:: Collected material ::
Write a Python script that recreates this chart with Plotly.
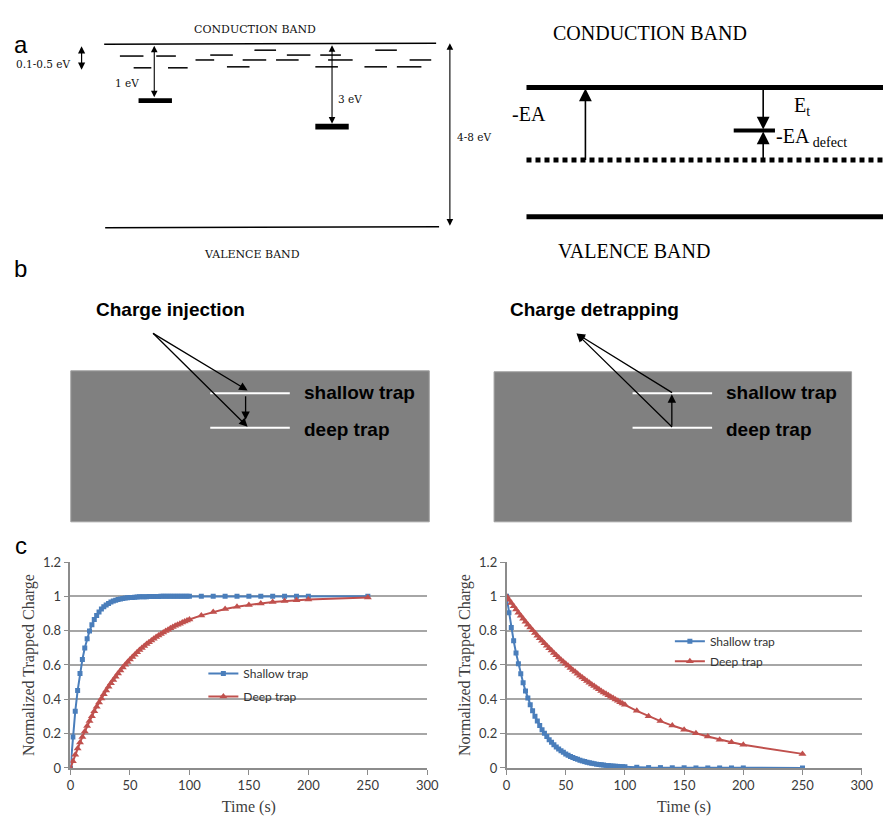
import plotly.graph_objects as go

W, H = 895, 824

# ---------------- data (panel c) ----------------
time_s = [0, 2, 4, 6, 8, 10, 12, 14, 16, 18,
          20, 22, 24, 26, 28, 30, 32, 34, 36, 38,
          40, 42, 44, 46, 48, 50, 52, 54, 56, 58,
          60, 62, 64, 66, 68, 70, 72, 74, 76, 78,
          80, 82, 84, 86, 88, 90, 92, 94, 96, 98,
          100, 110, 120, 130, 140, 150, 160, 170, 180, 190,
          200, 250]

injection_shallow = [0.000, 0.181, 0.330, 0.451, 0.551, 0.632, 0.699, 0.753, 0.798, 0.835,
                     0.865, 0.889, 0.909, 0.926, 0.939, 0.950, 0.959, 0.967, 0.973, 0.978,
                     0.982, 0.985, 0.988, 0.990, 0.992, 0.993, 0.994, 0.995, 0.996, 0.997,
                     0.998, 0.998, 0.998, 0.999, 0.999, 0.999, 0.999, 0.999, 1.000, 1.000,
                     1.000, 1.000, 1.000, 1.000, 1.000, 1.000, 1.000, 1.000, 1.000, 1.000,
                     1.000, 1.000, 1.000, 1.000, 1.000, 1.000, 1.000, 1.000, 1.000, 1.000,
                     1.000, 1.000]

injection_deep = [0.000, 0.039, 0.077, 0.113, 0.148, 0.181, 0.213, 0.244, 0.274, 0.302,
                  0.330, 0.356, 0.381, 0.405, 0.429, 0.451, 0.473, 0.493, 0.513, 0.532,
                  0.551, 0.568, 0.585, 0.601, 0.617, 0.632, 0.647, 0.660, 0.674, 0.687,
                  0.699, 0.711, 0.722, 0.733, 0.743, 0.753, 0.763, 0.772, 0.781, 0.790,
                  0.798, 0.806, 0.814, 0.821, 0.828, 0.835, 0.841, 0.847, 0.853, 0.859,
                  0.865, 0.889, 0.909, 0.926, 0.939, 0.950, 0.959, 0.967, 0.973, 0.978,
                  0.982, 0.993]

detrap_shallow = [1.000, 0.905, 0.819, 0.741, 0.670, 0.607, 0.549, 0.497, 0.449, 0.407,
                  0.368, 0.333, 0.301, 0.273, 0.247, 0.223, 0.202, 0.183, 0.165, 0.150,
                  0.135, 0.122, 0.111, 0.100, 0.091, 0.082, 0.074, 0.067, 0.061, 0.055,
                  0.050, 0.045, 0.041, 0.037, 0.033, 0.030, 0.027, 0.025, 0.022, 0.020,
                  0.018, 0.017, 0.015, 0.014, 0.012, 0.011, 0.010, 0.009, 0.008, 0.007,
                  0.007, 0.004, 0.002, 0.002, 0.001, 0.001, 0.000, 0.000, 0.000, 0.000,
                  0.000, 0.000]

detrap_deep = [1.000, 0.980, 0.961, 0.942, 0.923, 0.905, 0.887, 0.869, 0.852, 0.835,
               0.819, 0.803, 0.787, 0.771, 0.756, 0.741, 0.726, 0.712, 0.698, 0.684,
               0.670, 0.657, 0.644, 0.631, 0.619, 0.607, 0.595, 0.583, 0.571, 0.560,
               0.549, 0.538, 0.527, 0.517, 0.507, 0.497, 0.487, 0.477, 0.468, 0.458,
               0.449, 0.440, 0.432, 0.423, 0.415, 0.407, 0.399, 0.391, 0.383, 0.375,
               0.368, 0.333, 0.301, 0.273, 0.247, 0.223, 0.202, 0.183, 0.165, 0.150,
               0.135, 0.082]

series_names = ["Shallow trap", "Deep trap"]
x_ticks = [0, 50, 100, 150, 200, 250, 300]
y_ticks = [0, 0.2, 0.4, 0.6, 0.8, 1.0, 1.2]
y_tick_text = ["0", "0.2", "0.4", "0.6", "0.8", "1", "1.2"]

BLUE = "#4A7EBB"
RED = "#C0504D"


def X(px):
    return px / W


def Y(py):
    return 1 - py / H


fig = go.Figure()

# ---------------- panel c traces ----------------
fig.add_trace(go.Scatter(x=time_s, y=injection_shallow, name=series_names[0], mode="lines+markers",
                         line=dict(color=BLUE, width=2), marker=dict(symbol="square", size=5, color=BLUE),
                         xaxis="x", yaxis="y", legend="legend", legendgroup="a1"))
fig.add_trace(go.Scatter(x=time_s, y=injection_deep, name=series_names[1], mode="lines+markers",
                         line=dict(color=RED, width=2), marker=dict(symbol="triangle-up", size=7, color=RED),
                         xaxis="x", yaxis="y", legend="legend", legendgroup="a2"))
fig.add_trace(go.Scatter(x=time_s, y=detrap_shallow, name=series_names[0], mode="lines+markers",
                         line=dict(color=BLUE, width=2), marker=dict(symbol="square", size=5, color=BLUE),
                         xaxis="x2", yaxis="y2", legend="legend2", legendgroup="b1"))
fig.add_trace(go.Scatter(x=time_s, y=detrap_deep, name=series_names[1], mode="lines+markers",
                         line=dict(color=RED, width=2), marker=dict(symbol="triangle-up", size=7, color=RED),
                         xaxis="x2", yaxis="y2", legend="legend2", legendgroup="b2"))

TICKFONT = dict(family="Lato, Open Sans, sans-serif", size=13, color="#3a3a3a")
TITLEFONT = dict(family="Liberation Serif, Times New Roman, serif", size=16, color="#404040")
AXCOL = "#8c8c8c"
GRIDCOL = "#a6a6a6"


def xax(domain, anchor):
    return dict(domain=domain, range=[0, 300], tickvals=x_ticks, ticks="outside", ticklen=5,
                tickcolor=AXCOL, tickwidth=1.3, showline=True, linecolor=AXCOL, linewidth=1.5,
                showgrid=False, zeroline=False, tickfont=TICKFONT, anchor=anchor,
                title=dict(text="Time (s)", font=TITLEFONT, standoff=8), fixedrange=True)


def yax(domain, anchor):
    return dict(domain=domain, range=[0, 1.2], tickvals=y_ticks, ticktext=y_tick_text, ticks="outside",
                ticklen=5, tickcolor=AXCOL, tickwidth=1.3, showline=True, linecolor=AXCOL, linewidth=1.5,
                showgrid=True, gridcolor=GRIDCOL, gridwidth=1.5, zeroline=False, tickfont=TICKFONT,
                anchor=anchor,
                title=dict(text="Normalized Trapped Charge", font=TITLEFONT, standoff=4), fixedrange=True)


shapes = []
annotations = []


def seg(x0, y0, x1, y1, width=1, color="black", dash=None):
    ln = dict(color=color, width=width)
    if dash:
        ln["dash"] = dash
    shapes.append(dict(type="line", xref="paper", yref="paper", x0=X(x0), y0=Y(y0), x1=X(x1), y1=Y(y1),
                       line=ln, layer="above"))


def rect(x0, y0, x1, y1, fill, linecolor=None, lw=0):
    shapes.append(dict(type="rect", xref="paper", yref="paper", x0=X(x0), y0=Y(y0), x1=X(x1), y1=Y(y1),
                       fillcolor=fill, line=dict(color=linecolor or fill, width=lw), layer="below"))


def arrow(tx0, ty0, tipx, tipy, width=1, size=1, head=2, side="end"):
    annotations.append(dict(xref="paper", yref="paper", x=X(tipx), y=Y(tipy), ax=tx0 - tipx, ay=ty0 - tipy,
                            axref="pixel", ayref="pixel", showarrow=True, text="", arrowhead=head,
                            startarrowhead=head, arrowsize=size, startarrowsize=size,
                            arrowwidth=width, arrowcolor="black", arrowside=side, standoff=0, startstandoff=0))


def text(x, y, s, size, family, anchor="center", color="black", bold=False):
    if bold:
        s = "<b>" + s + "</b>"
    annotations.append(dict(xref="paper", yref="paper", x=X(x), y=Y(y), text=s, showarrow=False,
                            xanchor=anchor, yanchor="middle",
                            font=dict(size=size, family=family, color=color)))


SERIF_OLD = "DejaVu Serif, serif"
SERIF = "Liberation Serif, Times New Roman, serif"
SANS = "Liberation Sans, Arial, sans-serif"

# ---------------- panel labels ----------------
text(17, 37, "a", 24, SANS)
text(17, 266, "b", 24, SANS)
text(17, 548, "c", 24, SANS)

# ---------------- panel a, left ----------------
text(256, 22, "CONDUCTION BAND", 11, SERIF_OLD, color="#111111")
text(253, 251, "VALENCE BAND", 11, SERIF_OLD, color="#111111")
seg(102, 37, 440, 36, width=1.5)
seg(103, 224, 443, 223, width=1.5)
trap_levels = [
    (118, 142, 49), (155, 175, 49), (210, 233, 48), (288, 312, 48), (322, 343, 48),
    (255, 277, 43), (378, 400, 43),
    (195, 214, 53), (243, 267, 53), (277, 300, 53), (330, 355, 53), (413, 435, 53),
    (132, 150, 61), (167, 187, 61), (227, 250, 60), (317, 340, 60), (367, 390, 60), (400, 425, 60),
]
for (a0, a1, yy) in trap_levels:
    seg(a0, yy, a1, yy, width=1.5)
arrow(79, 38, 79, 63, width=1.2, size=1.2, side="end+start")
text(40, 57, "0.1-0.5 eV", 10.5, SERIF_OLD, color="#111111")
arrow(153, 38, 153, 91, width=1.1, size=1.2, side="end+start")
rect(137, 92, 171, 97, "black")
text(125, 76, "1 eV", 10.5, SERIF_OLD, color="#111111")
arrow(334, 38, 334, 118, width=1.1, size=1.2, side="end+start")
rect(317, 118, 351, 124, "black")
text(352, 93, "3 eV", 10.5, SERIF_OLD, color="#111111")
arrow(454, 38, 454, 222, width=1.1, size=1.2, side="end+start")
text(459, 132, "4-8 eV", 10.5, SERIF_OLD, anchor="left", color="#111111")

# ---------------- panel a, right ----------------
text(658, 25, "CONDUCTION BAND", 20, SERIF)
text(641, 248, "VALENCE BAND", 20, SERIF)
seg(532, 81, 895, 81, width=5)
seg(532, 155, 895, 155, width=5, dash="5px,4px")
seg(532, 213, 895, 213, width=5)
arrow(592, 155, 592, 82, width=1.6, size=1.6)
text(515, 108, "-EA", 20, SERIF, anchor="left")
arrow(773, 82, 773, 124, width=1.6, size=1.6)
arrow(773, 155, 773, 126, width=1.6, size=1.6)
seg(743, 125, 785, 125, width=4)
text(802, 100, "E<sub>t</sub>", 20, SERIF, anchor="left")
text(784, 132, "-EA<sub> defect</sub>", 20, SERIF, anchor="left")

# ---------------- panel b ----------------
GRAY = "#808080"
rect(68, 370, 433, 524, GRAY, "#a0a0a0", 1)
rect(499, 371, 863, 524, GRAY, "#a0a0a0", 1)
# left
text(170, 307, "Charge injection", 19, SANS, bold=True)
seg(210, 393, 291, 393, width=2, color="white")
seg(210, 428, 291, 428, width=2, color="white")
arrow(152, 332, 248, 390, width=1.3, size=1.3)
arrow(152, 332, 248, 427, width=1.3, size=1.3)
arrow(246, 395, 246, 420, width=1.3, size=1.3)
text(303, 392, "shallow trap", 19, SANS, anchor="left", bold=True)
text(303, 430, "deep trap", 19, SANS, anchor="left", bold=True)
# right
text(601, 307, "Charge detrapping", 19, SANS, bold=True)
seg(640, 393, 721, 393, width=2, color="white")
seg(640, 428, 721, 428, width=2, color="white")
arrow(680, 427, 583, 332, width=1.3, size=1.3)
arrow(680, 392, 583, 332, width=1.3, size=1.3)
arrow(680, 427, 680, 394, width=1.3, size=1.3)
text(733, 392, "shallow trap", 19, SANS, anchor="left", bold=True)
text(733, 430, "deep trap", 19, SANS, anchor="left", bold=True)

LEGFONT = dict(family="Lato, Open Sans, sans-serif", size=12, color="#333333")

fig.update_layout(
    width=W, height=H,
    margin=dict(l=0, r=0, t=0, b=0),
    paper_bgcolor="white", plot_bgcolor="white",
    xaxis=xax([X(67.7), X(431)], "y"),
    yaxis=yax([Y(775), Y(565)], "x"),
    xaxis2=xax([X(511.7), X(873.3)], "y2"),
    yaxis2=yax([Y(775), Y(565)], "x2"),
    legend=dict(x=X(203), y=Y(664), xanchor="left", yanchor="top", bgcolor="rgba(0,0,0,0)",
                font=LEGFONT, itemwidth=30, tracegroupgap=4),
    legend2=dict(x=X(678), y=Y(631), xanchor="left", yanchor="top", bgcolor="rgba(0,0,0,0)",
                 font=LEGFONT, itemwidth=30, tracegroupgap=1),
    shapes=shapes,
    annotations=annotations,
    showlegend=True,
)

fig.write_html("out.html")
:::
● Objective
From the first line above to the line containing "1.000, 1.000]", repeat each line exactly. Pictures stay out.

● Response
Write a Python script that recreates this chart with Plotly.
import plotly.graph_objects as go

W, H = 895, 824

# ---------------- data (panel c) ----------------
time_s = [0, 2, 4, 6, 8, 10, 12, 14, 16, 18,
          20, 22, 24, 26, 28, 30, 32, 34, 36, 38,
          40, 42, 44, 46, 48, 50, 52, 54, 56, 58,
          60, 62, 64, 66, 68, 70, 72, 74, 76, 78,
          80, 82, 84, 86, 88, 90, 92, 94, 96, 98,
          100, 110, 120, 130, 140, 150, 160, 170, 180, 190,
          200, 250]

injection_shallow = [0.000, 0.181, 0.330, 0.451, 0.551, 0.632, 0.699, 0.753, 0.798, 0.835,
                     0.865, 0.889, 0.909, 0.926, 0.939, 0.950, 0.959, 0.967, 0.973, 0.978,
                     0.982, 0.985, 0.988, 0.990, 0.992, 0.993, 0.994, 0.995, 0.996, 0.997,
                     0.998, 0.998, 0.998, 0.999, 0.999, 0.999, 0.999, 0.999, 1.000, 1.000,
                     1.000, 1.000, 1.000, 1.000, 1.000, 1.000, 1.000, 1.000, 1.000, 1.000,
                     1.000, 1.000, 1.000, 1.000, 1.000, 1.000, 1.000, 1.000, 1.000, 1.000,
                     1.000, 1.000]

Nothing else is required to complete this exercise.